An anonymous reader writes: Slashdot has covered articles about Asperger's syndrome, autism, and how it might relate to the (somewhat stereotypical) geek mindset. I've been diagnosed as borderline autistic, so in a similar vein, I've found myself in an unusual position when it comes to getting therapy. I'm very analytical, investigative, and detail-oriented, so when I'm the patient of a psychiatrist, psychologist, or therapist, I feel like I'm coming in at a very different angle than other patients. I want to fully grok the pharmacology of the medications prescribed to me and how they interact with my nervous system. I analyze all of the methods and suggestions my therapist offers. I'm told that working with me as a patient is quite interesting (and often enjoyable), contrasted against many patients who are unaware of the therapy process or have no interest in it or its effects. I see the brain as the machine that coordinates my life, therapists as debuggers, and pharmaceuticals as hardware tweaking.
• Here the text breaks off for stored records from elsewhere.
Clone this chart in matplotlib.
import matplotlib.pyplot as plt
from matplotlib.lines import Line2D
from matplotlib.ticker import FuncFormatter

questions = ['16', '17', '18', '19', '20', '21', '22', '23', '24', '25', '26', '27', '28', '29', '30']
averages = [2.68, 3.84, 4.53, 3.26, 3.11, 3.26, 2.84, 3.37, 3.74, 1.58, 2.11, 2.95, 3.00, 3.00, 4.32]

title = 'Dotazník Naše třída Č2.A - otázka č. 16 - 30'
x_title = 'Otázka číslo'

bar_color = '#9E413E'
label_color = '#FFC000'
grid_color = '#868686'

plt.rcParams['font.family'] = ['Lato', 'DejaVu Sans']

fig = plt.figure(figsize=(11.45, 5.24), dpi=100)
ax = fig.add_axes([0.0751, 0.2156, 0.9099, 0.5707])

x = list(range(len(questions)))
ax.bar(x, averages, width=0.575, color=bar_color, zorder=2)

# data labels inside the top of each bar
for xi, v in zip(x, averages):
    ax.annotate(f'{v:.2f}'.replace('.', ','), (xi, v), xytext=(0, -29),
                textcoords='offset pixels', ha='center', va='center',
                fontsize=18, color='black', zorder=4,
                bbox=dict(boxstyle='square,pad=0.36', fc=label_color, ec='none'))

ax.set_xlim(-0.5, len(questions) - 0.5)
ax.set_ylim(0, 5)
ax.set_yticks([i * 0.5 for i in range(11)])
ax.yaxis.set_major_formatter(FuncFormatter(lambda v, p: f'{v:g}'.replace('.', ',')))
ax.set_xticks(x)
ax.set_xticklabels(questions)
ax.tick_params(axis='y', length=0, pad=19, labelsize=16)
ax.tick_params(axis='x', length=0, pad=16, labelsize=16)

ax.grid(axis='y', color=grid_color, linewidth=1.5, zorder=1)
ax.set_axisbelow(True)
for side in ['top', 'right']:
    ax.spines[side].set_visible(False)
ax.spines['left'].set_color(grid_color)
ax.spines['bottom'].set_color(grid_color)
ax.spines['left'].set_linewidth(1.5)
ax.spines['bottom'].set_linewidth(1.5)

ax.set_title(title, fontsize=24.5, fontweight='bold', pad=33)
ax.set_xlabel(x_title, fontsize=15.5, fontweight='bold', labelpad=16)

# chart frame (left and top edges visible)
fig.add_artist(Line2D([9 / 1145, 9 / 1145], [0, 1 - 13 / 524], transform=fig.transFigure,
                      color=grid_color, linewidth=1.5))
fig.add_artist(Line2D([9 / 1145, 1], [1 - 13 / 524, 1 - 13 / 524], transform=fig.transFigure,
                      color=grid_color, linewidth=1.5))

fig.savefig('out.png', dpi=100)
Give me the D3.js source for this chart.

I'm extremely curious to know if other geeks have this mindset, or have any interesting experiences or viewpoints. There are other questions that can be considered, as well: are you very self-analytical? Perhaps you avoid therapists and attempt to diagnose and debug your own mis-programming?
There's a book online about hacking your body's energy management system. Meditation is also along the lines of hacking your psyche, and there's the OpenEEG project, which is worth noting.
I think there's a lot of unexplored territory here, at least considering that it hasn't been explored by people with a coding/hacking mindset. Do you hack your own mind? If so, then how?
Providing a lot of detail would probably generate the best discussion, so be careful; anything that you might not want future employers to know about you, post anonymously!